A Graphene Superconductor That Plays More Than One Tune
July 18, 2019 | Berkeley LabEstimated reading time: 5 minutes

What’s thinner than a human hair but has a depth of special traits? A multitasking graphene device developed by researchers at the U.S. Department of Energy’s Lawrence Berkeley National Laboratory (Berkeley Lab). The superthin material easily switches from a superconductor that conducts electricity without losing any energy, to an insulator that resists the flow of electric current, and back again to a superconductor—all with a simple flip of a switch. Their findings were reported today in the journal Nature.
“Usually, when someone wants to study how electrons interact with each other in a superconducting quantum phase versus an insulating phase, they would need to look at different materials. With our system, you can study both the superconductivity phase and the insulating phase in one place,” said Guorui Chen, the study’s lead author and a postdoctoral researcher in the lab of Feng Wang, who led the study. Wang, a faculty scientist in Berkeley Lab’s Materials Sciences Division, is also a UC Berkeley physics professor.
Schematic of graphene/boron nitride moire’ superlattice superconductor/insulator device: The heterostructure material is composed of three atomically thin (2D) layers of graphene (gray) sandwiched between 2D layers of boron nitride (red and blue) to form a repeating pattern called a moiré superlattice. Superconductivity is indicated by the light-green circles, which represent the hole (positive charge) sitting on each unit cell of the moiré superlattice. (Credit: Guorui Chen/Berkeley Lab)
The graphene device is composed of three atomically thin (2D) layers of graphene sandwiched between 2D layers of boron nitride to form a repeating pattern called a moiré superlattice. The material could help other scientists understand the complicated mechanics behind a phenomenon known as high-temperature superconductivity, where a material can conduct electricity without resistance at temperatures higher than expected, though still hundreds of degrees below freezing.
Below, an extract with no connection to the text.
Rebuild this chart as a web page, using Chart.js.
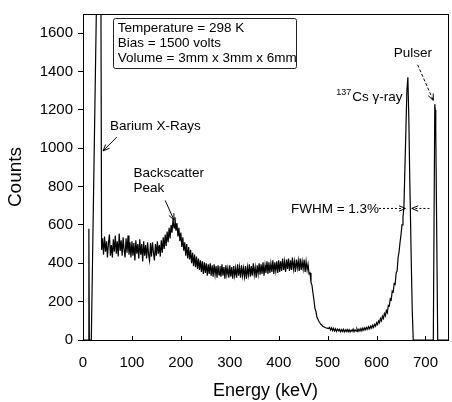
<!DOCTYPE html>
<html>
<head>
<meta charset="utf-8">
<script src="https://cdn.jsdelivr.net/npm/chart.js@4.4.0/dist/chart.umd.min.js"></script>
<style>
  html, body { margin: 0; padding: 0; background: #fff; }
  #wrap { width: 452px; height: 402px; }
</style>
</head>
<body>
<div id="wrap"><canvas id="myChart" width="452" height="402"></canvas></div>
<script>
// spectrum: energy (keV) and counts
const energy = [
  0, 11, 12, 13, 17, 29, 33, 36, 38,
  40, 42, 44, 46, 48, 50, 52, 54, 56, 58,
  60, 62, 64, 66, 68, 70, 72, 74, 76, 78,
  80, 82, 84, 86, 88, 90, 92, 94, 96, 98,
  100, 102, 104, 106, 108, 110, 112, 114, 116, 118,
  120, 122, 124, 126, 128, 130, 132, 134, 136, 138,
  140, 142, 144, 146, 148, 150, 152, 154, 156, 158,
  160, 162, 164, 166, 168, 170, 172, 174, 176, 178,
  180, 182, 184, 186, 188, 190, 192, 194, 196, 198,
  200, 202, 204, 206, 208, 210, 212, 214, 216, 218,
  220, 222, 224, 226, 228, 230, 232, 234, 236, 238,
  240, 242, 244, 246, 248, 250, 252, 254, 256, 258,
  260, 262, 264, 266, 268, 270, 272, 274, 276, 278,
  280, 282, 284, 286, 288, 290, 292, 294, 296, 298,
  300, 302, 304, 306, 308, 310, 312, 314, 316, 318,
  320, 322, 324, 326, 328, 330, 332, 334, 336, 338,
  340, 342, 344, 346, 348, 350, 352, 354, 356, 358,
  360, 362, 364, 366, 368, 370, 372, 374, 376, 378,
  380, 382, 384, 386, 388, 390, 392, 394, 396, 398,
  400, 402, 404, 406, 408, 410, 412, 414, 416, 418,
  420, 422, 424, 426, 428, 430, 432, 434, 436, 438,
  440, 442, 444, 446, 448, 450, 452, 454, 456, 458,
  460, 462, 464, 466, 468, 470, 472, 474, 476, 478,
  480, 482, 484, 486, 488, 490, 493, 496, 499, 502,
  504, 506, 508, 510, 512, 514, 516, 518, 520, 522,
  524, 526, 528, 530, 532, 534, 536, 538, 540, 542,
  544, 546, 548, 550, 552, 554, 556, 558, 560, 562,
  564, 566, 568, 570, 572, 574, 576, 578, 580, 582,
  584, 586, 588, 590, 592, 594, 596, 598, 600, 602,
  604, 606, 608, 610, 612, 614, 616, 618, 620, 622,
  624, 626, 628, 630, 632, 634, 636, 638, 640, 642,
  644, 646, 648, 650, 652, 654, 656, 658, 660, 662,
  664, 666, 668, 669, 671, 673, 675,
  716, 719, 720, 721, 725, 746
];
const counts = [
  0, 0, 580, 0, 0, 2000, 2800, 2400, 470,
  530, 445, 540, 460, 515, 430, 505, 550, 440, 495,
  430, 525, 460, 545, 450, 515, 435, 555, 465, 520,
  440, 535, 470, 430, 530, 455, 545, 445, 510, 430,
  515, 440, 505, 415, 520, 450, 500, 425, 525, 445,
  500, 410, 515, 440, 495, 425, 510, 445, 415, 505,
  435, 510, 455, 415, 500, 440, 515, 450, 495, 435,
  520, 455, 535, 475, 550, 490, 565, 510, 585, 530,
  600, 560, 630, 585, 640, 570, 610, 540, 585, 515,
  560, 485, 535, 465, 510, 440, 500, 425, 485, 420,
  470, 400, 455, 385, 445, 380, 435, 370, 425, 365,
  415, 355, 410, 345, 405, 350, 400, 335, 395, 345,
  400, 335, 390, 330, 395, 340, 385, 325, 390, 340,
  385, 330, 395, 335, 380, 320, 390, 340, 375, 325,
  390, 330, 380, 320, 385, 335, 375, 325, 395, 335,
  380, 325, 390, 335, 375, 330, 385, 320, 380, 340,
  395, 330, 385, 335, 400, 340, 380, 325, 390, 345,
  400, 340, 395, 345, 405, 335, 390, 350, 410, 345,
  405, 350, 400, 355, 415, 345, 405, 360, 410, 350,
  415, 355, 410, 360, 425, 365, 410, 355, 420, 370,
  425, 360, 415, 365, 430, 370, 410, 355, 420, 375,
  415, 360, 425, 365, 410, 370, 420, 355, 410, 365,
  395, 345, 350, 300, 285, 245, 210, 165, 150, 120,
  110, 98, 90, 82, 78, 72, 68, 64, 62, 60,
  66, 52, 63, 49, 61, 47, 58, 45, 57, 48,
  56, 43, 54, 45, 56, 42, 53, 44, 55, 43,
  54, 42, 52, 45, 57, 43, 54, 46, 58, 45,
  57, 47, 60, 48, 62, 51, 64, 53, 66, 56,
  70, 58, 73, 62, 77, 66, 82, 72, 90, 80,
  100, 90, 112, 100, 124, 112, 138, 126, 154, 142,
  180, 176, 215, 210, 255, 250, 295, 290, 350, 360,
  430, 460, 510, 550, 600, 640, 700, 900, 1100, 1300,
  1370, 1150, 820, 690, 400, 150, 0,
  0, 1230, 1200, 1100, 0, 0
];
const xTicks = [0, 100, 200, 300, 400, 500, 600, 700];
const yTicks = [0, 200, 400, 600, 800, 1000, 1200, 1400, 1600];
const infoLines = ['Temperature = 298 K', 'Bias = 1500 volts', 'Volume = 3mm x 3mm x 6mm'];

const FONT = "'Liberation Sans', Arial, sans-serif";

// labels and arrows, placed in data units (keV, counts)
const notePlugin = {
  id: 'notes',
  afterDraw(chart) {
    const ctx = chart.ctx;
    const xs = chart.scales.x, ys = chart.scales.y;
    const X = v => xs.getPixelForValue(v);
    const Y = v => ys.getPixelForValue(v);
    const area = chart.chartArea;

    ctx.save();
    // frame
    ctx.strokeStyle = '#000';
    ctx.lineWidth = 1;
    ctx.strokeRect(area.left + 0.5, area.top + 0.5, area.right - area.left, area.bottom - area.top);

    // inward x ticks
    xTicks.forEach(v => {
      const px = Math.round(X(v)) + 0.5;
      ctx.beginPath();
      ctx.moveTo(px, area.bottom);
      ctx.lineTo(px, area.bottom - 4);
      ctx.stroke();
    });

    // info box
    ctx.strokeStyle = '#222';
    const bx = X(60.7), by = Y(1677), bw = X(435) - bx, bh = Y(1417) - by;
    ctx.beginPath();
    ctx.roundRect(Math.round(bx) + 0.5, Math.round(by) + 0.5, Math.round(bw), Math.round(bh), 2);
    ctx.stroke();
    ctx.fillStyle = '#000';
    ctx.font = '13.5px ' + FONT;
    ctx.textBaseline = 'middle';
    ctx.textAlign = 'left';
    infoLines.forEach((t, i) => ctx.fillText(t, X(71), Y(1626 - i * 78)));

    const arrow = (x1, y1, x2, y2, dash) => {
      ctx.save();
      ctx.setLineDash(dash || []);
      ctx.beginPath();
      ctx.moveTo(x1, y1);
      ctx.lineTo(x2, y2);
      ctx.stroke();
      ctx.setLineDash([]);
      const a = Math.atan2(y2 - y1, x2 - x1);
      const h = 7;
      ctx.beginPath();
      ctx.moveTo(x2 - h * Math.cos(a - 0.4), y2 - h * Math.sin(a - 0.4));
      ctx.lineTo(x2, y2);
      ctx.lineTo(x2 - h * Math.cos(a + 0.4), y2 - h * Math.sin(a + 0.4));
      ctx.stroke();
      ctx.restore();
    };

    ctx.strokeStyle = '#000';
    ctx.fillText('Barium X-Rays', X(55), Y(1115));
    arrow(X(69), Y(1058), X(41), Y(986));

    ctx.fillText('Backscatter', X(103), Y(867));
    ctx.fillText('Peak', X(103), Y(790));
    arrow(X(168), Y(728), X(186), Y(625));

    ctx.fillText('FWHM = 1.3%', X(425), Y(681));
    arrow(X(605), Y(686), X(659), Y(686), [2, 2]);
    arrow(X(708), Y(686), X(672), Y(686), [2, 2]);

    // 137Cs gamma-ray label, right aligned
    const main = 'Cs \u03b3-ray';
    const mw = ctx.measureText(main).width;
    const rx = X(653);
    ctx.fillText(main, rx - mw, Y(1264));
    ctx.font = '9px ' + FONT;
    const sw = ctx.measureText('137').width;
    ctx.fillText('137', rx - mw - sw - 1, Y(1290));

    ctx.font = '13.5px ' + FONT;
    ctx.textAlign = 'center';
    ctx.fillText('Pulser', X(674), Y(1497));
    arrow(X(684), Y(1435), X(716), Y(1249), [3, 2]);
    ctx.restore();
  }
};

window.addEventListener('load', function () {
  const ctx = document.getElementById('myChart').getContext('2d');
  new Chart(ctx, {
    type: 'line',
    data: {
      datasets: [{
        data: energy.map((e, i) => ({ x: e, y: counts[i] })),
        borderColor: '#000',
        borderWidth: 1.2,
        pointRadius: 0,
        tension: 0,
        fill: false
      }]
    },
    options: {
      responsive: false,
      animation: false,
      devicePixelRatio: 1,
      layout: { padding: { top: 10, right: 0, left: 0, bottom: 0 } },
      plugins: { legend: { display: false }, tooltip: { enabled: false } },
      scales: {
        x: {
          type: 'linear',
          min: 0,
          max: 746,
          afterBuildTicks: s => { s.ticks = xTicks.map(v => ({ value: v })); },
          afterFit: s => { s.height = 62; },
          grid: { display: true, drawOnChartArea: false, drawTicks: false },
          border: { color: '#000', width: 1 },
          ticks: { color: '#000', padding: 14, maxRotation: 0, callback: v => String(v), font: { family: FONT, size: 15 } },
          title: { display: true, text: 'Energy (keV)', color: '#000', padding: { top: 0, bottom: 0 }, font: { family: FONT, size: 18 } }
        },
        y: {
          type: 'linear',
          min: 0,
          max: 1700,
          afterBuildTicks: s => { s.ticks = yTicks.map(v => ({ value: v })); },
          afterFit: s => { s.width = 83; },
          grid: { display: true, drawOnChartArea: false, drawTicks: true, tickLength: 5, color: '#000' },
          border: { color: '#000', width: 1 },
          ticks: { color: '#000', padding: 5, callback: v => String(v), font: { family: FONT, size: 15 } },
          title: { display: true, text: 'Counts', color: '#000', padding: { top: 4, bottom: 0 }, font: { family: FONT, size: 19 } }
        }
      }
    },
    plugins: [notePlugin]
  });
});
</script>
</body>
</html>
In a previous study, the researchers reported observing the properties of a Mott insulator in a device made of trilayer graphene. A Mott insulator is a class of material that somehow stops conducting electricity at hundreds of degrees below freezing despite classical theory predicting electrical conductivity. But it has long been believed that a Mott insulator can become superconductive by adding more electrons or positive charges to make it superconductive, Chen explained.
For the past 10 years, scientists have been studying ways to combine different 2D materials, often starting with graphene – a material known for its ability to efficiently conduct heat and electricity. Out of this body of work, it was discovered that moiré superlattices formed with graphene exhibit exotic physics such as superconductivity when the layers are aligned at just the right angle.
“So for this study we asked ourselves, ‘If our trilayer graphene system is a Mott insulator, could it also be a superconductor?’” said Chen.